One year ago, I was a former newspaper editor trying to create something out of nothing. Fortunately, I was invited into something equally new yet far more ambitious, a collaborative co-working space and technology incubator with the improbable name of Geekdom.

I walked into a world of dreamers, people young and not so young who, like me, were trying to create something out of nothing, relying on the generosity, mentorship and tough love of Rackspace founders and a tech entrepreneur who had built a successful company and sold it before joiningRackspace.

What all of us shared in common was workspace in the downtown Weston Centre and the support and encouragement of the building’s namesake family, namely Graham Weston and his newly-appointed Geekdom Managing Director Nick Longo.

Geekdom elevator lobby on the 11th floor of the Weston Centre.
Geekdom elevator lobby on the 11th floor of the Weston Centre. Photo by Iris Dimmick.

A decade ago, a Class A high-rise office space like the Weston Centre was the province of the city’s biggest law firms, complemented by an array of establishment offices, wealth management firms, investment bankers, brokerages, accountants and the like.

Flash forward to 2011. Weston, co-founder and chairman of Rackspace, was deeply engaged as a trichair in Mayor Julián Castro’s  SA2020 initiative, work that only deepened his commitment to urban transformation and downtown metamorphosis. Weston had embarked on his own campaign to build a San Antonio that didn’t lose so many of its own young, educated professionals to other cities, and also attracted young professionals from elsewhere to live and work here.

As law firms merged and consolidated space, it made sense for Weston the businessman and landlord, and Weston the entrepreneur and philanthropist, to invite a new generation of workers into empty offices in the Weston Centre. The building’s 10th floor, once home to the Matthews & Branscomb law firm, was the first to have its cubicle walls torn down as it became Geekdom. The overflow, including the Rivard Report, found space on the former law firm’s vacated 11th floor.

Tex Morgan and Steve Flannery at Geekdom.
Tex Morgan (left), founder and CEO of Inselberge Inc., sits with Steve Flannery, owner of Steve’s PC Repair in one of many co-working spaces at Geekdom. Photo by Iris Dimmick.

That was one year ago. In the space of only 12 months, Geekdom has become the state’s leading collaborative co-working space, a gathering place “where entrepreneurs, technologists, developers,  and creative professionals work together to build business in the Alamo City.”

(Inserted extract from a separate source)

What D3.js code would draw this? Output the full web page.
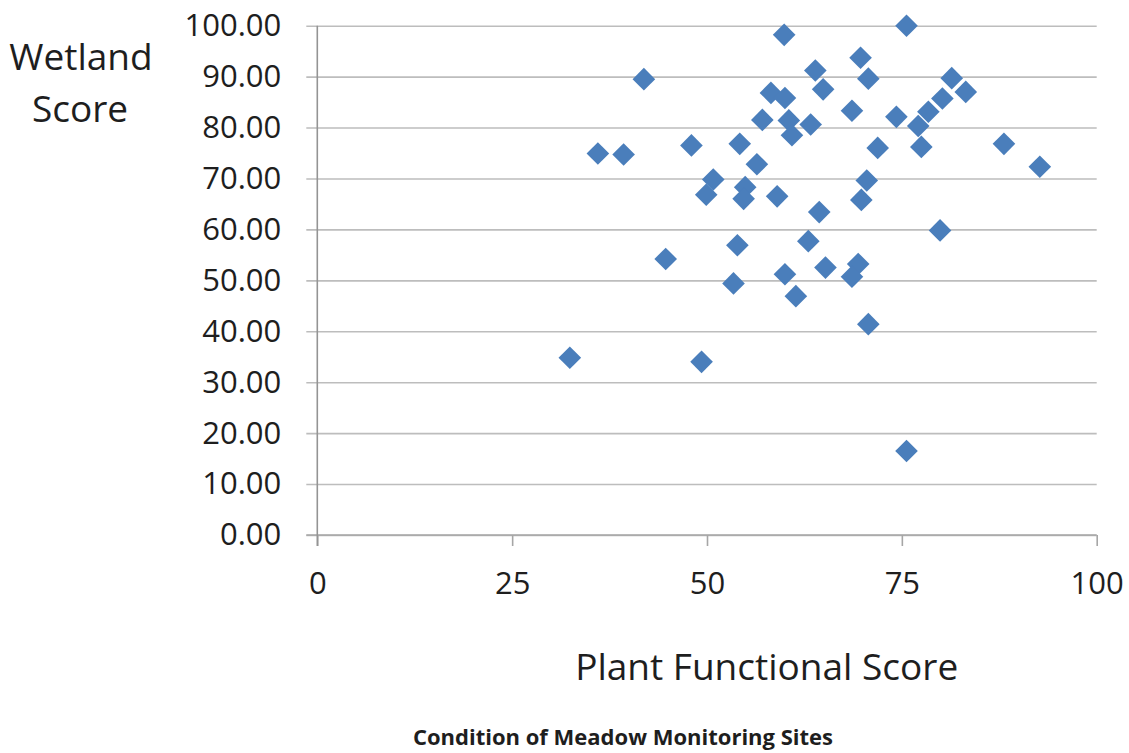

Geekdom’s rate of growth exceeded all expectations. Soon enough, small startups like the Rivard Report found themselves moving to other floors as Geekdom gobbled up the 11th floor, and is now filling up a third floor. More than 500 members now occupy 45,000 square feet of space, putting it on par with some of the other biggest such ventures nationwide. And it’s all happened by word of mouth.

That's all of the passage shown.